Are there infinitely many integers that do not divide any totient number?
My try:
If $a|b$ then $\phi(a)|\phi(b)$, so the main question would be equivalent to asking wether there are infinitely many integers that do not divide $\phi(p)$. We also know that $\phi(p)=p-1$. Then,
Are there infinitely many integers that do not divide any number of the form $p-1$? Would Dirichlet's Theorem on Arithmetic Progressions be enough to disprove it?
Thank you.
Marking this community wiki as I'm just fleshing out the comments:
No, there aren't infinitely many integers that do not divide any totient number, in fact, there are none. Unless maybe you want to count 0 as such a number.

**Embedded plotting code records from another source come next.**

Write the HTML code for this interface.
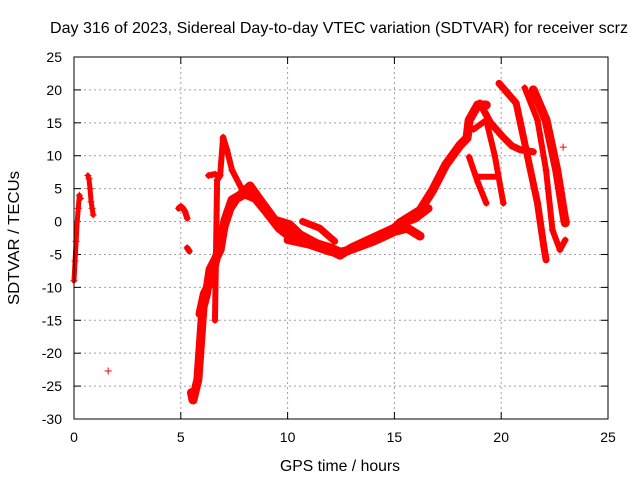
<!DOCTYPE html>
<html><head><meta charset="utf-8"><style>
body{margin:0;background:#fff}
svg{display:block;font-family:"Liberation Sans",sans-serif}
</style></head><body>
<svg id="chart" width="640" height="480">
<text x="339" y="33" text-anchor="middle" font-size="16" textLength="578" lengthAdjust="spacingAndGlyphs">Day 316 of 2023, Sidereal Day-to-day VTEC variation (SDTVAR) for receiver scrz</text>
<text x="340" y="471" text-anchor="middle" font-size="16" textLength="120" lengthAdjust="spacingAndGlyphs">GPS time / hours</text>
<text x="19" y="238" text-anchor="middle" font-size="16" textLength="134" lengthAdjust="spacingAndGlyphs" transform="rotate(-90 19 238)">SDTVAR / TECUs</text>
<g id="grid"></g>
<g id="marks"></g>
<rect x="74" y="57" width="534" height="362" fill="none" stroke="#000" stroke-width="1"/>
</svg>
<script>
const xTicks=[0,5,10,15,20,25];
const yTicks=[25,20,15,10,5,0,-5,-10,-15,-20,-25,-30];
const track1X=[0,0.05,0.1,0.15,0.2,0.25,0.3];
const track1Y=[-9,-6,-3,0,2,4,3.5];
const track2X=[0.65,0.7,0.75,0.8,0.85,0.9];
const track2Y=[7,6.5,5,3,2,1];
const track3X=[1.6];
const track3Y=[-22.7];
const track4X=[4.9,5.0,5.1,5.2,5.3];
const track4Y=[2,2.3,2,1.5,0.5];
const track5X=[5.3,5.4];
const track5Y=[-4,-4.5];
const mainX=[5.5,5.57,5.8,6.04,6.2,6.37,6.84,7.07,7.4,7.77,8.24,8.7,9.4,10.1,10.58,11.5,12.45,13,14,15,15.26,16.2,16.8,17.4,18.07,18.4,18.5,18.9,19.3];
const mainY=[-26,-27.1,-24,-13,-11,-7.3,-4.3,0.2,3.3,4,5.4,3.3,0.2,-0.5,-2,-3.6,-5.1,-4,-2.5,-1,-0.2,1.7,4.8,8.6,11.6,12.7,15.4,17.7,17.7];
const main2X=[5.9,6.1,6.4,6.7,7.0,7.3,7.6,8.0,8.5,9.0,9.6,10.2];
const main2Y=[-14,-11,-9,-5,-1,2,3.5,4.2,3.5,1.5,-1,-2.5];
const lowX=[9.8,10.3,11,12,12.5,13,14,15,15.6,16.2];
const lowY=[-1.5,-2.5,-3,-4,-4.7,-4.2,-3,-1.5,-1,-2.2];
const low2X=[10,11,12,12.8,13.5,14.5,15.2,16.0,16.6];
const low2Y=[-2.8,-3.5,-4.6,-4.5,-3.5,-2,-0.5,0.5,2];
const upperX=[10.7,11.5,12.2];
const upperY=[0,-1,-3];
const spikeX=[6.6,6.7,6.84,6.98,7.16,7.4,7.77,8.0];
const spikeY=[-15,6.3,7,12.8,10.9,7.8,5.5,4];
const shortX=[6.3,6.45,6.6];
const shortY=[7,7.1,7.2];
const branchAX=[19.0,19.5,20.1,20.5,20.9,21.5];
const branchAY=[18,15,12.8,11.5,10.9,10.6];
const branchBX=[18.7,19.3,19.7,20.1];
const branchBY=[14,15.4,10,2.8];
const branchCX=[18.5,18.9,19.3];
const branchCY=[9.8,6,2.8];
const flatX=[18.9,19.8];
const flatY=[6.8,6.8];
const desc1X=[19.9,20.7,21.2,21.7,22.0,22.1];
const desc1Y=[21,18,10.4,2.8,-3.9,-5.8];
const desc2X=[21.1,21.7,22.1,22.4,22.75,23.0];
const desc2Y=[20.3,15.4,7.8,-1.3,-4.3,-2.8];
const desc3X=[21.5,22.1,22.6,22.9,23.0];
const desc3Y=[20,15.4,7.8,1.7,-0.2];
const dotX=[22.9];
const dotY=[11.3];

const NS='http://www.w3.org/2000/svg';
const X=v=>74+v*534/25;
const Y=v=>57+(25-v)*362/55;
const grid=document.getElementById('grid');
const marks=document.getElementById('marks');
function mk(tag,attrs,parent){const e=document.createElementNS(NS,tag);for(const k in attrs)e.setAttribute(k,attrs[k]);parent.appendChild(e);return e;}
xTicks.forEach(t=>{
  if(t>0&&t<25){const l=mk('line',{x1:X(t),x2:X(t),y1:57,y2:419,stroke:'#a0a0a0','stroke-dasharray':'2,3'},grid);
  
  }
  mk('line',{x1:X(t),x2:X(t),y1:419,y2:412,stroke:'#000'},grid);
  mk('line',{x1:X(t),x2:X(t),y1:57,y2:64,stroke:'#000'},grid);
  const tx=mk('text',{x:X(t),y:442,'text-anchor':'middle','font-size':'14'},grid);
  tx.textContent=t;
  
  
});
yTicks.forEach(t=>{
  if(t<25&&t>-30){const l=mk('line',{x1:74,x2:608,y1:Y(t),y2:Y(t),stroke:'#a0a0a0','stroke-dasharray':'2,3'},grid);
  
  }
  mk('line',{x1:74,x2:81,y1:Y(t),y2:Y(t),stroke:'#000'},grid);
  mk('line',{x1:608,x2:601,y1:Y(t),y2:Y(t),stroke:'#000'},grid);
  const tx=mk('text',{x:62,y:Y(t)+5,'text-anchor':'end','font-size':'14'},grid);
  tx.textContent=t;
  
  
});
const series=[[track1X,track1Y,5],[track2X,track2Y,5],[track3X,track3Y,0],[track4X,track4Y,6],[track5X,track5Y,6],
[mainX,mainY,9],[main2X,main2Y,9],[lowX,lowY,9],[low2X,low2Y,8],[upperX,upperY,7],[spikeX,spikeY,6],[shortX,shortY,6],[branchAX,branchAY,7],[branchBX,branchBY,6],
[branchCX,branchCY,6],[flatX,flatY,6],[desc1X,desc1Y,7],[desc2X,desc2Y,6],[desc3X,desc3Y,9],[dotX,dotY,0]];
series.forEach(([xs,ys,w])=>{
  if(xs.length>1&&w>0){
    const p=mk('polyline',{points:xs.map((x,i)=>X(x)+','+Y(ys[i])).join(' '),fill:'none',stroke:'#f00','stroke-width':w,'stroke-linejoin':'round','stroke-linecap':'round'},marks);
    
    
  }
  xs.forEach((x,i)=>{
    const px=X(x),py=Y(ys[i]);
    const m=mk('path',{d:`M${px-3.5},${py}H${px+3.5}M${px},${py-3.5}V${py+3.5}`,stroke:'#f00','stroke-width':1},marks);
    
    
  });
});
</script>
</body></html>
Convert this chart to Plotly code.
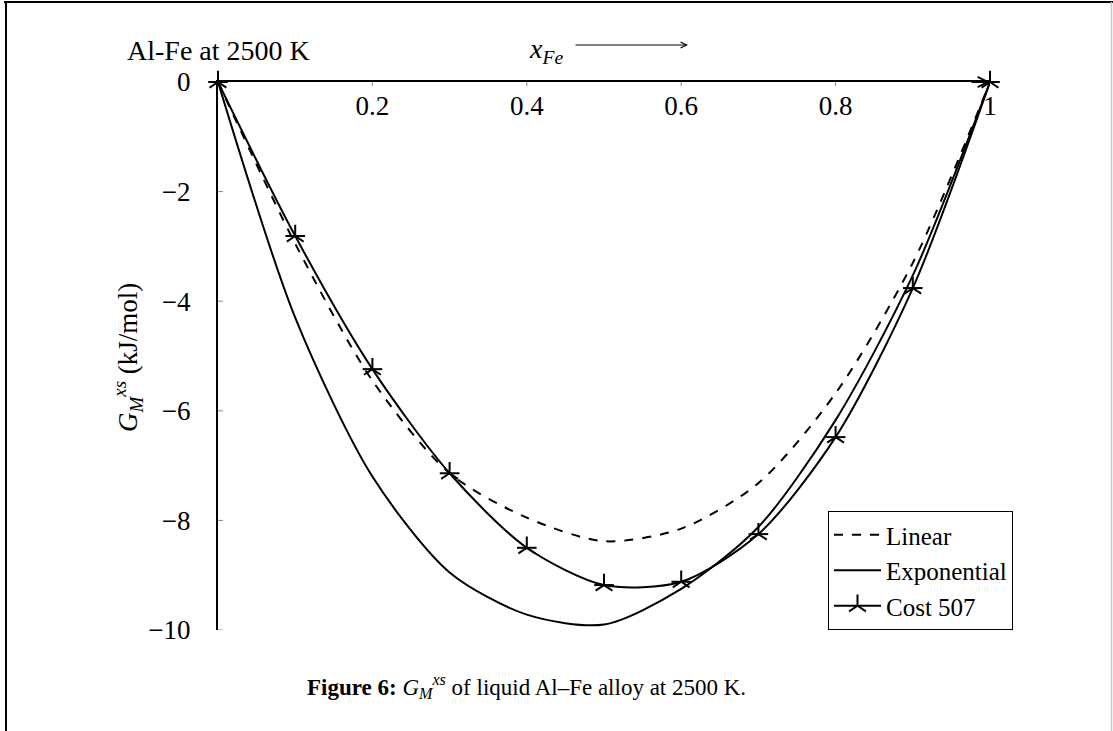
import plotly.graph_objects as go

# Mole fraction of Fe
x_fe = [0.0, 0.1, 0.2, 0.3, 0.4, 0.5, 0.6, 0.7, 0.8, 0.9, 1.0]

# Excess Gibbs energy of mixing (kJ/mol)
g_linear = [0.0, -2.95, -5.45, -7.14, -7.95, -8.38, -8.15, -7.32, -5.68, -3.30, 0.0]
g_exponential = [0.0, -4.30, -7.20, -8.95, -9.72, -9.90, -9.25, -8.12, -6.17, -3.53, 0.0]
g_cost507 = [0.0, -2.81, -5.24, -7.14, -8.50, -9.18, -9.12, -8.25, -6.48, -3.76, 0.0]

x_tickvals = [0.2, 0.4, 0.6, 0.8, 1.0]
x_ticktext = ["0.2", "0.4", "0.6", "0.8", "1"]
y_tickvals = [0, -2, -4, -6, -8, -10]
y_ticktext = ["0", "\u22122", "\u22124", "\u22126", "\u22128", "\u221210"]

W, H = 1113, 731
L, R, T, B = 218, 123, 82, 101
PW, PH = W - L - R, H - T - B

SERIF = "Liberation Serif, Times New Roman, serif"
FS = 27


def px_x(p):
    return (p - L) / PW


def px_y(p):
    return (H - B - p) / PH


fig = go.Figure()

fig.add_trace(go.Scatter(
    x=x_fe, y=g_linear, name="Linear", mode="lines",
    line=dict(color="black", width=2, dash="dash", shape="spline", smoothing=0.8),
    cliponaxis=False,
))
fig.add_trace(go.Scatter(
    x=x_fe, y=g_exponential, name="Exponential", mode="lines",
    line=dict(color="black", width=2, shape="spline", smoothing=0.8),
    cliponaxis=False,
))
fig.add_trace(go.Scatter(
    x=x_fe, y=g_cost507, name="Cost 507", mode="lines+markers",
    line=dict(color="black", width=2, shape="spline", smoothing=0.8),
    marker=dict(symbol="y-up-open", size=14, color="black",
                line=dict(color="black", width=2)),
    cliponaxis=False,
))
# horizontal arms completing the asterisk marks
fig.add_trace(go.Scatter(
    x=x_fe, y=g_cost507, mode="markers", showlegend=False, hoverinfo="skip",
    marker=dict(symbol="line-ew-open", size=14, color="black",
                line=dict(color="black", width=2)),
    cliponaxis=False,
))

shapes = []
# small tick marks crossing the axes
dy = 4 / PH * 10
for v in x_tickvals[:-1]:
    shapes.append(dict(type="line", xref="x", yref="y", x0=v, x1=v, y0=-dy, y1=dy,
                       line=dict(color="#888888", width=1)))
dx = 5 / PW
for v in y_tickvals[1:]:
    shapes.append(dict(type="line", xref="x", yref="y", x0=-dx, x1=dx, y0=v, y1=v,
                       line=dict(color="#888888", width=1)))

# page frame lines
shapes.append(dict(type="line", xref="paper", yref="paper",
                   x0=px_x(4), x1=px_x(1113), y0=px_y(2), y1=px_y(2),
                   line=dict(color="black", width=2)))
shapes.append(dict(type="line", xref="paper", yref="paper",
                   x0=px_x(6), x1=px_x(6), y0=px_y(2), y1=px_y(731),
                   line=dict(color="black", width=2)))
shapes.append(dict(type="line", xref="paper", yref="paper",
                   x0=px_x(1111.5), x1=px_x(1111.5), y0=px_y(2), y1=px_y(731),
                   line=dict(color="#c8c8c8", width=1.5)))


def label(text, xp, yp, size=FS, **kw):
    return dict(x=px_x(xp), y=px_y(yp), xref="paper", yref="paper", showarrow=False,
                xanchor="center", yanchor="middle", text=text,
                font=dict(family=SERIF, size=size, color="black"), **kw)


annotations = [
    # arrowhead on the x axis
    dict(x=1.0, y=0, xref="x", yref="y", ax=-20, ay=0,
         showarrow=True, arrowhead=5, arrowsize=1, arrowwidth=2, arrowcolor="black",
         text=""),
    # x axis label with its arrow
    label("<i>x</i><sub><i>Fe</i></sub>", 546, 50, size=28),
    dict(x=px_x(688), y=px_y(45), xref="paper", yref="paper",
         ax=-(688 - 574), ay=0,
         showarrow=True, arrowhead=5, arrowsize=1, arrowwidth=1.2, arrowcolor="black",
         text=""),
    # plot title in the corner
    label("Al-Fe at 2500 K", 218, 50, size=28),
    # y axis label
    label("<i>G</i><sub><i>M</i></sub><sup><i>xs</i></sup> (kJ/mol)", 128, 358, textangle=-90),
    # caption
    label("<b>Figure 6:</b> <i>G</i><sub><i>M</i></sub><sup><i>xs</i></sup> of liquid Al\u2013Fe alloy at 2500 K.",
          526, 686, size=23),
]

fig.update_layout(
    width=W, height=H,
    margin=dict(l=L, r=R, t=T, b=B),
    paper_bgcolor="white", plot_bgcolor="white",
    font=dict(family=SERIF, size=FS, color="black"),
    xaxis=dict(range=[0, 1], side="top", showline=True, linecolor="black", linewidth=2,
               showgrid=False, zeroline=False, ticks="",
               tickvals=x_tickvals, ticktext=x_ticktext,
               ticklabelposition="inside", ticklabelstandoff=17,
               ticklabeloverflow="allow",
               tickfont=dict(family=SERIF, size=FS, color="black")),
    yaxis=dict(range=[-10, 0], showline=True, linecolor="black", linewidth=2,
               showgrid=False, zeroline=False, ticks="",
               tickvals=y_tickvals, ticktext=y_ticktext, ticklabelstandoff=20,
               ticklabeloverflow="allow",
               tickfont=dict(family=SERIF, size=FS, color="black")),
    legend=dict(x=px_x(1013), y=0, xanchor="right", yanchor="bottom",
                bordercolor="black", borderwidth=1, bgcolor="white",
                font=dict(family=SERIF, size=25, color="black"),
                itemwidth=47, tracegroupgap=0),
    shapes=shapes,
    annotations=annotations,
    showlegend=True,
)

fig.write_html("out.html")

But yes, Dirichlet's theorem on arithmetic progressions is enough to disprove the existence of totient nondivisors, since, as you note, $\phi(p) = p - 1$ for $p$ prime.
Consider the number 8 for example. Obviously 9 is not prime. But Dirichlet tells us there are infinitely many primes of the form $8k + 1$. So if $8k + 1$ is prime, then $\phi(8k + 1) = 8k$, confirming that 8 divides infinitely many totients of primes.
Of course that's not the only way a number can be a totient. 8 is itself the totient of 15, 16, 20, 24, 30, none of which are primes.